In principle, Governor DeSantis’ age and obvious vitality should be an asset in this fight, considering the former President is only a few years younger than the current occupant of the Oval Office, but herein lies the second irony. The Governor’s “no drama” electability argument does not seem to be accurate, at least at this early stage. In fact, he polls only slightly better against President Biden than Trump, 1.9 points higher compared to 1.3 in the latest Real Clear Politics average, meaning both men are about even with the likely Democrat candidate despite Trump’s supposed drama and controversy bordering on toxicity. This slight difference does not an electability argument make, which is probably why Florida Republicans in the House of Representatives are rapidly lining up behind the former President. Love it or hate it, we live in a highly polarized age where politics is closer to a steel cage match of words, innuendo, and outright lies than any rational contest. President Biden is already telegraphing that he will use the same tired playbook of the last two campaigns, and Governor DeSantis’ no-drama, above the fray approach does not seem to be working against even President Trump. Where does that leave him in a general election? This should not be perceived as a knock on the Governor or his accomplishments, but sometimes the man makes the times, others, the times make the man.
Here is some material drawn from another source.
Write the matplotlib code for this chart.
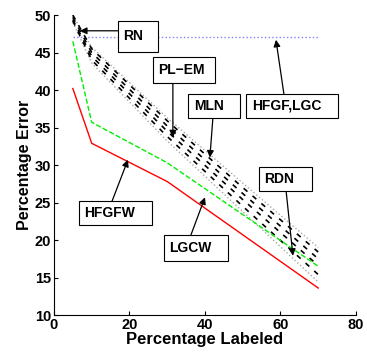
import matplotlib
matplotlib.use("Agg")
import matplotlib.pyplot as plt
from matplotlib.patches import Rectangle

plt.rcParams['font.family'] = ['Liberation Sans', 'DejaVu Sans']
plt.rcParams['font.weight'] = 'bold'

# percentage labeled
x = [5, 10, 30, 50, 70]
x_short = [5, 10, 30, 70]

hfgfw = [40.2, 32.9, 27.8, 13.6]
lgcw = [46.5, 35.7, 30.3, 16.5]
rn = [47.1, 47.1]
rn_x = [5, 70]

# black dashed curves (PL-EM, MLN, RDN, ...)
black_runs = [
    [50.0, 45.5, 35.9, 27.0, 18.4],
    [49.7, 45.0, 35.2, 26.2, 17.5],
    [49.4, 44.5, 34.5, 25.4, 16.6],
    [49.2, 44.0, 33.8, 24.5, 15.4],
]
# grey dotted curves
grey_runs = [
    [49.9, 45.7, 36.3, 27.6, 19.0],
    [49.0, 43.6, 33.2, 23.8, 14.4],
]

fig = plt.figure(figsize=(3.67, 3.58), dpi=100)
ax = fig.add_axes([0.147, 0.12, 0.823, 0.838])

ax.plot(rn_x, rn, color='#8080ff', linestyle=':', linewidth=1)
for g in grey_runs:
    ax.plot(x, g, color='#a8a8a8', linestyle=':', linewidth=1)
for b in black_runs:
    ax.plot(x, b, color='black', linestyle=(0, (3, 4)), linewidth=1.2)
ax.plot(x_short, lgcw, color='#00ee00', linestyle='--', linewidth=1)
ax.plot(x_short, hfgfw, color='red', linestyle='-', linewidth=1)

ax.set_xlim(0, 80)
ax.set_ylim(10, 50)
ax.set_xticks([0, 20, 40, 60, 80])
ax.set_yticks([10, 15, 20, 25, 30, 35, 40, 45, 50])
ax.spines['top'].set_visible(False)
ax.spines['right'].set_visible(False)
ax.tick_params(direction='in', length=3, labelsize=10.5, pad=2)
for lab in ax.get_xticklabels() + ax.get_yticklabels():
    lab.set_fontweight('bold')
ax.set_xlabel('Percentage Labeled', fontsize=12, fontweight='bold', labelpad=0)
ax.set_ylabel('Percentage Error', fontsize=11.5, fontweight='bold', labelpad=2)

# label boxes: (text, box x0, box y0, width, height, arrow start, arrow tip)
notes = [
    ('RN', 16.9, 45.1, 10.6, 4.1, (16.9, 47.9), (6.9, 47.9)),
    ('PL\u2212EM', 26.2, 40.9, 16.4, 3.5, (31.5, 40.9), (31.5, 33.7)),
    ('MLN', 35.5, 36.3, 13.8, 3.2, (42.1, 36.3), (41.3, 31.0)),
    ('HFGF,LGC', 50.9, 36.3, 24.3, 3.2, (60.9, 39.5), (58.8, 46.7)),
    ('RDN', 54.3, 26.5, 14.0, 3.2, (61.5, 26.5), (63.3, 17.9)),
    ('HFGFW', 6.6, 22.0, 19.4, 3.2, (15.4, 25.2), (19.6, 30.7)),
    ('LGCW', 29.1, 17.2, 17.0, 3.5, (36.3, 20.7), (40.0, 25.7)),
]
for label, bx, by, bw, bh, start, tip in notes:
    ax.annotate('', xy=tip, xytext=start,
                arrowprops=dict(arrowstyle='-|>', color='black', lw=0.9,
                                mutation_scale=10, shrinkA=0, shrinkB=0))
    ax.add_patch(Rectangle((bx, by), bw, bh, fc='white', ec='black',
                           lw=0.8, clip_on=False, zorder=5))
    ax.text(bx + 1.5, by + bh / 2, label, ha='left', va='center',
            fontsize=10, fontweight='bold', zorder=6)

fig.savefig('out.png', dpi=100)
Personally, I have never been convinced that he was going to enter a primary that President Trump appeared to be dominating. As I wrote after the midterms last year, the one’s political demise is exaggerated and the others rise equally so. DeSantis is tough, but he’s no streetfighter and he’s sharp enough to know that the President’s supporters are incredibly loyal. There is no path for him that I can see with Trump in the way, hence the panic from his supporters. They would do well to consider that President Trump himself leads Biden in most polls, and is as well positioned for victory in the general election as their preferred candidate. Perhaps even more so given the ground on which this will ultimately be fought.